Pardon my silly question, but where are "hard work and diligence" mentioned in the original? Is this just a set phrase that includes the idea of diligence without explicitly referring to it?


----------



## BODYholic

viajero_canjeado said:


> Pardon my silly question, but where are "hard work and diligence" mentioned in the original? Is this just a set phrase that includes the idea of diligence without explicitly referring to it?



I believe OP's concern is "Somebody's diligence & hard work leaves him/her 最为深刻的印象". He/She only needs us to translate the portion written in Chinese, the other bits merely serve as context.


----------



## viajero_canjeado

Thanks for clarifying, Bodyholic. Now that that's clear, I suppose I would translate it so:
His diligence is what left the most lasting impression.
His diligence is what made the biggest impression on me.


----------



## snooprun

viajero_canjeado said:


> Thanks for clarifying, Bodyholic. Now that that's clear, I suppose I would translate it so:
> His diligence is what left the most lasting impression.
> His diligence is what made the biggest impression on me.
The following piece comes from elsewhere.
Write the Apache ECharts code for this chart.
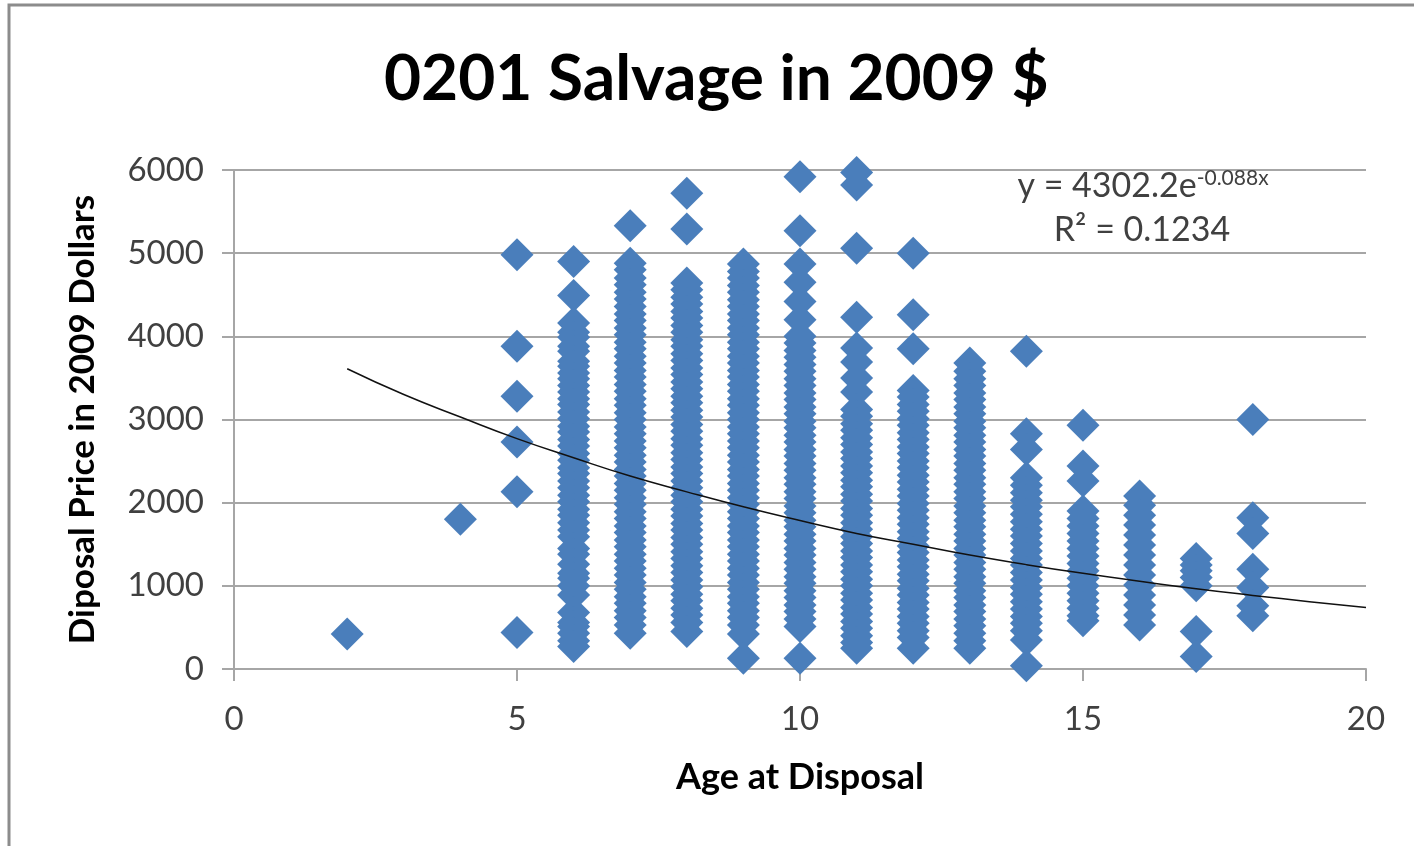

Nice try, but changing "is" to "was" would be better.


----------



## viajero_canjeado

That would only imply that the impression was left in the past but didn't necessarily survive up to the present. "Is", on the other hand, means that the impression still exists, which gives the sentence greater force, in my opinion. Either way is grammatically acceptable, it just comes down to how the poster wishes to express him- or herself.


----------



## snooprun

Your explanation makes it more clearer, thanks. It do rest with how the poster wishes to express themselves.


----------



## Mugi

I'm glad to see viajero_canjeado avoided using "deepest"!

For a more colloquial rendering, also consider, "The thing that strikes/struck me most about him is/was his diligence [towards work/study]"


----------



## greatcz

viajero_canjeado said:


> Thanks for clarifying, Bodyholic. Now that that's clear, I suppose I would translate it so:
> His diligence is what left the most lasting impression.
> His diligence is what made the biggest impression on me.


Thanks for your suggestion. I think these two are much better.


----------